▸ WRITTEN TASK
Count how many lines of the material contain the string "matplotlib", then give that number and nothing more.

▸ DATASET EXCERPT
-----

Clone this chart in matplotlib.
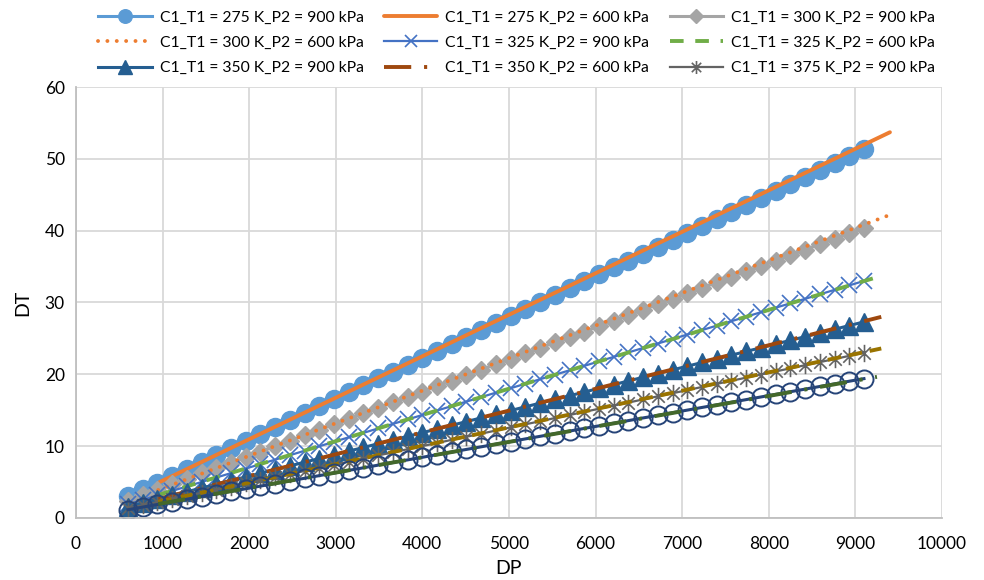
import matplotlib
matplotlib.use("Agg")
import matplotlib.pyplot as plt
from matplotlib.path import Path

plt.rcParams['font.family'] = ['Lato', 'DejaVu Sans']

# DP values for the 900 kPa series (markers)
dp_900 = [600, 770, 940, 1110, 1280, 1450, 1620, 1790, 1960, 2130, 2300, 2470, 2640,
          2810, 2980, 3150, 3320, 3490, 3660, 3830, 4000, 4170, 4340, 4510, 4680, 4850,
          5020, 5190, 5360, 5530, 5700, 5870, 6040, 6210, 6380, 6550, 6720, 6890, 7060,
          7230, 7400, 7570, 7740, 7910, 8080, 8250, 8420, 8590, 8760, 8930, 9100]

dt_275_900 = [3.0, 3.97, 4.93, 5.90, 6.86, 7.83, 8.80, 9.76, 10.73, 11.69, 12.66, 13.63, 14.59,
              15.56, 16.52, 17.49, 18.46, 19.42, 20.39, 21.35, 22.32, 23.29, 24.25, 25.22, 26.18,
              27.15, 28.12, 29.08, 30.05, 31.01, 31.98, 32.95, 33.91, 34.88, 35.84, 36.81, 37.78,
              38.74, 39.71, 40.67, 41.64, 42.61, 43.57, 44.54, 45.50, 46.47, 47.44, 48.40, 49.37,
              50.33, 51.30]
dt_300_900 = [2.4, 3.16, 3.92, 4.68, 5.44, 6.2, 6.96, 7.72, 8.48, 9.24, 10.0, 10.76, 11.52,
              12.28, 13.04, 13.8, 14.56, 15.32, 16.08, 16.84, 17.6, 18.36, 19.12, 19.88, 20.64,
              21.4, 22.16, 22.92, 23.68, 24.44, 25.2, 25.96, 26.72, 27.48, 28.24, 29.0, 29.76,
              30.52, 31.28, 32.04, 32.8, 33.56, 34.32, 35.08, 35.84, 36.6, 37.36, 38.12, 38.88,
              39.64, 40.4]
dt_325_900 = [1.9, 2.52, 3.14, 3.77, 4.39, 5.01, 5.63, 6.25, 6.88, 7.50, 8.12, 8.74, 9.36,
              9.99, 10.61, 11.23, 11.85, 12.47, 13.10, 13.72, 14.34, 14.96, 15.58, 16.21, 16.83,
              17.45, 18.07, 18.69, 19.32, 19.94, 20.56, 21.18, 21.80, 22.43, 23.05, 23.67, 24.29,
              24.91, 25.54, 26.16, 26.78, 27.40, 28.02, 28.65, 29.27, 29.89, 30.51, 31.13, 31.76,
              32.38, 33.0]
dt_350_900 = [1.6, 2.11, 2.63, 3.14, 3.66, 4.17, 4.68, 5.20, 5.71, 6.23, 6.74, 7.25, 7.77,
              8.28, 8.80, 9.31, 9.82, 10.34, 10.85, 11.37, 11.88, 12.39, 12.91, 13.42, 13.94,
              14.45, 14.96, 15.48, 15.99, 16.51, 17.02, 17.53, 18.05, 18.56, 19.08, 19.59, 20.10,
              20.62, 21.13, 21.65, 22.16, 22.67, 23.19, 23.70, 24.22, 24.73, 25.24, 25.76, 26.27,
              26.79, 27.30]
dt_375_900 = [1.35, 1.78, 2.22, 2.65, 3.08, 3.52, 3.95, 4.38, 4.81, 5.25, 5.68, 6.11, 6.55,
              6.98, 7.41, 7.85, 8.28, 8.71, 9.14, 9.58, 10.01, 10.44, 10.88, 11.31, 11.74,
              12.18, 12.61, 13.04, 13.47, 13.91, 14.34, 14.77, 15.21, 15.64, 16.07, 16.51, 16.94,
              17.37, 17.80, 18.24, 18.67, 19.10, 19.54, 19.97, 20.40, 20.84, 21.27, 21.70, 22.13,
              22.57, 23.0]
dt_400_900 = [1.15, 1.52, 1.88, 2.25, 2.61, 2.98, 3.34, 3.71, 4.07, 4.44, 4.80, 5.17, 5.53,
              5.90, 6.26, 6.63, 6.99, 7.36, 7.72, 8.09, 8.45, 8.82, 9.18, 9.55, 9.91,
              10.28, 10.64, 11.01, 11.37, 11.74, 12.10, 12.47, 12.83, 13.20, 13.56, 13.93, 14.29,
              14.66, 15.02, 15.39, 15.75, 16.12, 16.48, 16.85, 17.21, 17.58, 17.94, 18.31, 18.67,
              19.04, 19.40]

# DP values for the 600 kPa series (lines)
dp_600_a = [950, 1800, 2700, 3600, 4500, 5400, 6300, 7200, 8100, 9000, 9400]
dp_600_b = [950, 1800, 2700, 3600, 4500, 5400, 6300, 7200, 8100, 9000, 9300]
dp_600_c = [950, 1800, 2700, 3600, 4500, 5400, 6300, 7200, 8100, 9000, 9250]
dt_275_600 = [4.9, 9.81, 15.01, 20.20, 25.40, 30.60, 35.80, 40.99, 46.19, 51.39, 53.70]
dt_300_600 = [3.9, 7.75, 11.83, 15.91, 19.99, 24.07, 28.15, 32.23, 36.31, 40.39, 42.2]
dt_325_600 = [3.2, 6.31, 9.60, 12.88, 16.17, 19.46, 22.75, 26.04, 29.33, 32.62, 33.7]
dt_350_600 = [2.65, 5.23, 7.96, 10.70, 13.43, 16.16, 18.89, 21.62, 24.35, 27.09, 28.0]
dt_375_600 = [2.25, 4.42, 6.72, 9.03, 11.33, 13.63, 15.93, 18.23, 20.53, 22.83, 23.6]
dt_400_600 = [1.95, 3.76, 5.68, 7.60, 9.52, 11.44, 13.36, 15.28, 17.20, 19.12, 19.65]

labels = ["C1_T1 = 275 K_P2 = 900 kPa", "C1_T1 = 275 K_P2 = 600 kPa",
          "C1_T1 = 300 K_P2 = 900 kPa", "C1_T1 = 300 K_P2 = 600 kPa",
          "C1_T1 = 325 K_P2 = 900 kPa", "C1_T1 = 325 K_P2 = 600 kPa",
          "C1_T1 = 350 K_P2 = 900 kPa", "C1_T1 = 350 K_P2 = 600 kPa",
          "C1_T1 = 375 K_P2 = 900 kPa", "C1_T1 = 375 K_P2 = 600 kPa",
          "C1_T1 = 400 K_P2 = 900 kPa", "C1_T1 = 400 K_P2 = 600 kPa"]

xticks = [0, 1000, 2000, 3000, 4000, 5000, 6000, 7000, 8000, 9000, 10000]
yticks = [0, 10, 20, 30, 40, 50, 60]

asterisk = Path([(0, -1), (0, 1), (-0.72, -0.72), (0.72, 0.72), (-0.72, 0.72), (0.72, -0.72)],
                [Path.MOVETO, Path.LINETO, Path.MOVETO, Path.LINETO, Path.MOVETO, Path.LINETO])

fig = plt.figure(figsize=(9.84, 5.80), dpi=100)
ax = fig.add_axes([0.0772, 0.1069, 0.880, 0.7431])

lw_m = 2.2
lw_l = 2.8
h = []
h += ax.plot(dp_900, dt_275_900, color='#5B9BD5', lw=lw_m, marker='o', ms=13,
             mec='#5B9BD5', mfc='#5B9BD5', label=labels[0])
h += ax.plot(dp_600_a, dt_275_600, color='#ED7D31', lw=lw_l, solid_capstyle='round',
             label=labels[1])
h += ax.plot(dp_900, dt_300_900, color='#A5A5A5', lw=lw_m, marker='D', ms=9.5,
             mec='#A5A5A5', mfc='#A5A5A5', label=labels[2])
h += ax.plot(dp_600_a, dt_300_600, color='#ED7D31', lw=lw_l, ls=(0, (0.01, 2.4)),
             dash_capstyle='round', label=labels[3])
h += ax.plot(dp_900, dt_325_900, color='#4472C4', lw=1.6, marker='x', ms=12, mew=1.2,
             label=labels[4])
h += ax.plot(dp_600_b, dt_325_600, color='#70AD47', lw=lw_l, ls=(0, (3.5, 3.0)),
             label=labels[5])
h += ax.plot(dp_900, dt_350_900, color='#255E91', lw=lw_m, marker='^', ms=13,
             mec='#255E91', mfc='#255E91', label=labels[6])
h += ax.plot(dp_600_b, dt_350_600, color='#9E480E', lw=lw_l, ls=(0, (7.0, 3.3, 0.8, 3.3)),
             label=labels[7])
h += ax.plot(dp_900, dt_375_900, color='#636363', lw=1.6, marker=asterisk, ms=12.5, mew=1.2,
             label=labels[8])
h += ax.plot(dp_600_b, dt_375_600, color='#997300', lw=lw_l, ls=(0, (3.5, 2.0)),
             label=labels[9])
h += ax.plot(dp_900, dt_400_900, color='#264478', lw=lw_m, marker='o', ms=13, mew=1.4,
             mec='#264478', mfc='none', label=labels[10])
h += ax.plot(dp_600_c, dt_400_600, color='#43682B', lw=lw_l, ls=(0, (7.0, 3.3, 0.8, 3.3)),
             label=labels[11])

ax.set_xlim(0, 10000)
ax.set_ylim(0, 60)
ax.set_xticks(xticks)
ax.set_yticks(yticks)
ax.set_xticklabels([str(v) for v in xticks])
ax.set_yticklabels([str(v) for v in yticks])
ax.tick_params(axis='both', length=0, labelsize=12.5, colors='#000000')
ax.tick_params(axis='x', pad=13)
ax.tick_params(axis='y', pad=8)
ax.grid(True, color='#D9D9D9', lw=1.3)
ax.set_axisbelow(True)
for s in ['top', 'right']:
    ax.spines[s].set_visible(False)
for s in ['left', 'bottom']:
    ax.spines[s].set_color('#BFBFBF')
    ax.spines[s].set_linewidth(1.3)

ax.set_xlabel('DP', fontsize=14, labelpad=6)
ax.set_ylabel('DT', fontsize=14, labelpad=10)

order = [0, 3, 6, 1, 4, 7, 2, 5, 8]
fig.legend([h[i] for i in order], [labels[i] for i in order], loc='upper center',
           bbox_to_anchor=(0.525, 1.006), ncol=3, frameon=False, fontsize=11.3,
           handlelength=3.4, columnspacing=1.3, labelspacing=0.72, handletextpad=0.5,
           markerscale=0.75)

fig.savefig('out.png', dpi=100)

-----

▸ WRITTEN SOLUTION
5